§ **STATED GOAL**:
Starting with the first line below, extract each line through the one that contains "ax.set_facecolor('#c0c0c0')", inclusive, excluding pictures.
┌──
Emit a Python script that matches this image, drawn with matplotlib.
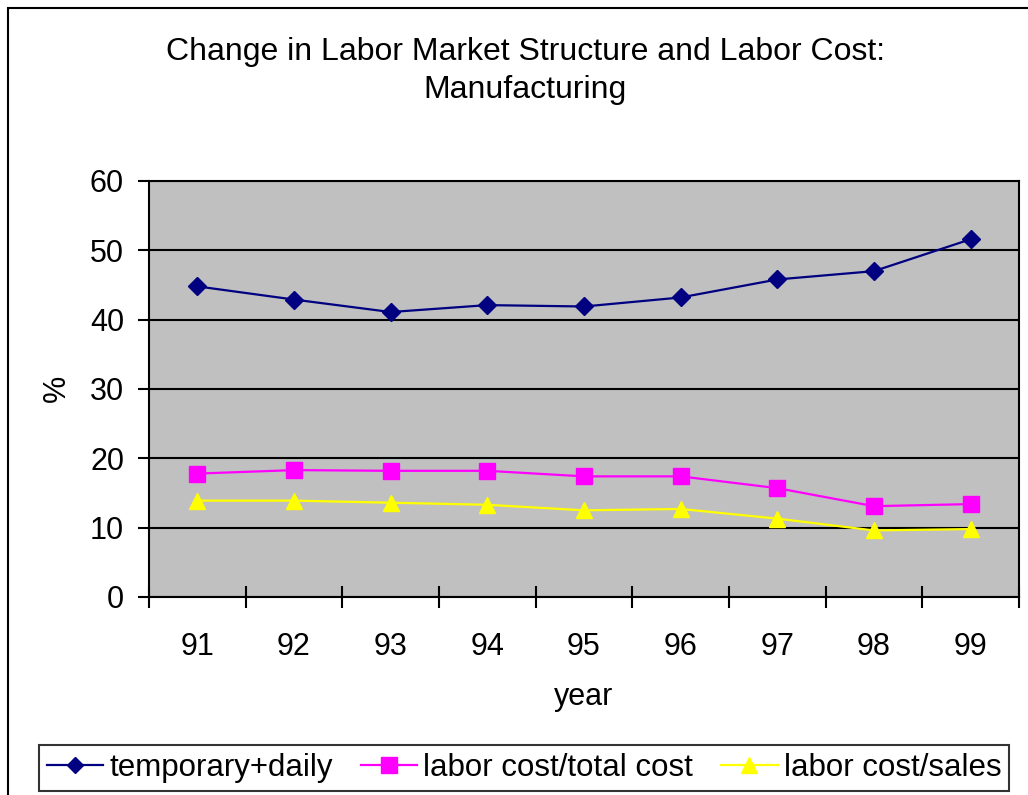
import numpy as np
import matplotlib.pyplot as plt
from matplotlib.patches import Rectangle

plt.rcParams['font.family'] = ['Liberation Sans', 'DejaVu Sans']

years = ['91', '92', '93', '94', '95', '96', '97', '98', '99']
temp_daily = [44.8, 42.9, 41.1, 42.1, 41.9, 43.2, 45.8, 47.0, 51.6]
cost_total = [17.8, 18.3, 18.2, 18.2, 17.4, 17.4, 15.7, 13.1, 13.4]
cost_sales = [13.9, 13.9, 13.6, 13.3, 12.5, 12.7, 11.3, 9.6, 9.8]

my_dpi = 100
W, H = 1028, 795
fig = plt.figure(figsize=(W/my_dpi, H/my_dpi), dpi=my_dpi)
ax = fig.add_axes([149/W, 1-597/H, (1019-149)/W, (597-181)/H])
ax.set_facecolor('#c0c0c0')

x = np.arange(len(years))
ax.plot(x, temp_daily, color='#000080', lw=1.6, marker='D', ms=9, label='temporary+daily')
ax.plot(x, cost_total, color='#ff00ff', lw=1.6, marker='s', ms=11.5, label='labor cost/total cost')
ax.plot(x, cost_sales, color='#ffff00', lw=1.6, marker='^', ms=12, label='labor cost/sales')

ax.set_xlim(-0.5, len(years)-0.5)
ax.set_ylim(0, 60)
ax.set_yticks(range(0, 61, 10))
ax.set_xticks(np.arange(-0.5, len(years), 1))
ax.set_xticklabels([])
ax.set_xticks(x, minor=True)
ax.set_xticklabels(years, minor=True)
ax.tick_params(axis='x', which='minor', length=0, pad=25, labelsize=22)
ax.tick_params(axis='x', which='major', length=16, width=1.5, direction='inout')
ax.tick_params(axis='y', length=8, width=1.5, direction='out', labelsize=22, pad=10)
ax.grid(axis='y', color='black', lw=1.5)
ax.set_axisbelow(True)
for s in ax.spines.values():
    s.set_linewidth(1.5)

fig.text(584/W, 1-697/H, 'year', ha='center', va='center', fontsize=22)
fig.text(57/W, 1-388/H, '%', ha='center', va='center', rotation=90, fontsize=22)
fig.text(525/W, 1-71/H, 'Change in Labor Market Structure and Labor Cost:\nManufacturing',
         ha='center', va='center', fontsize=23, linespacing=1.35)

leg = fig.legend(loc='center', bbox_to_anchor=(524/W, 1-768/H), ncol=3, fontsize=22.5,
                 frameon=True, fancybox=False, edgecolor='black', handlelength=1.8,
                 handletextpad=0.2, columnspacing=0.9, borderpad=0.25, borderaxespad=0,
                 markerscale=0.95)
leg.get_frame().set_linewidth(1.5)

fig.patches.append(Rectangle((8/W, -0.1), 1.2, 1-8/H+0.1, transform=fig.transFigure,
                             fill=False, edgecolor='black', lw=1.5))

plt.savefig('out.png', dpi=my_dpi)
└──
§ **COMPLETE RESPONSE**:
Emit a Python script that matches this image, drawn with matplotlib.
import numpy as np
import matplotlib.pyplot as plt
from matplotlib.patches import Rectangle

plt.rcParams['font.family'] = ['Liberation Sans', 'DejaVu Sans']

years = ['91', '92', '93', '94', '95', '96', '97', '98', '99']
temp_daily = [44.8, 42.9, 41.1, 42.1, 41.9, 43.2, 45.8, 47.0, 51.6]
cost_total = [17.8, 18.3, 18.2, 18.2, 17.4, 17.4, 15.7, 13.1, 13.4]
cost_sales = [13.9, 13.9, 13.6, 13.3, 12.5, 12.7, 11.3, 9.6, 9.8]

my_dpi = 100
W, H = 1028, 795
fig = plt.figure(figsize=(W/my_dpi, H/my_dpi), dpi=my_dpi)
ax = fig.add_axes([149/W, 1-597/H, (1019-149)/W, (597-181)/H])
ax.set_facecolor('#c0c0c0')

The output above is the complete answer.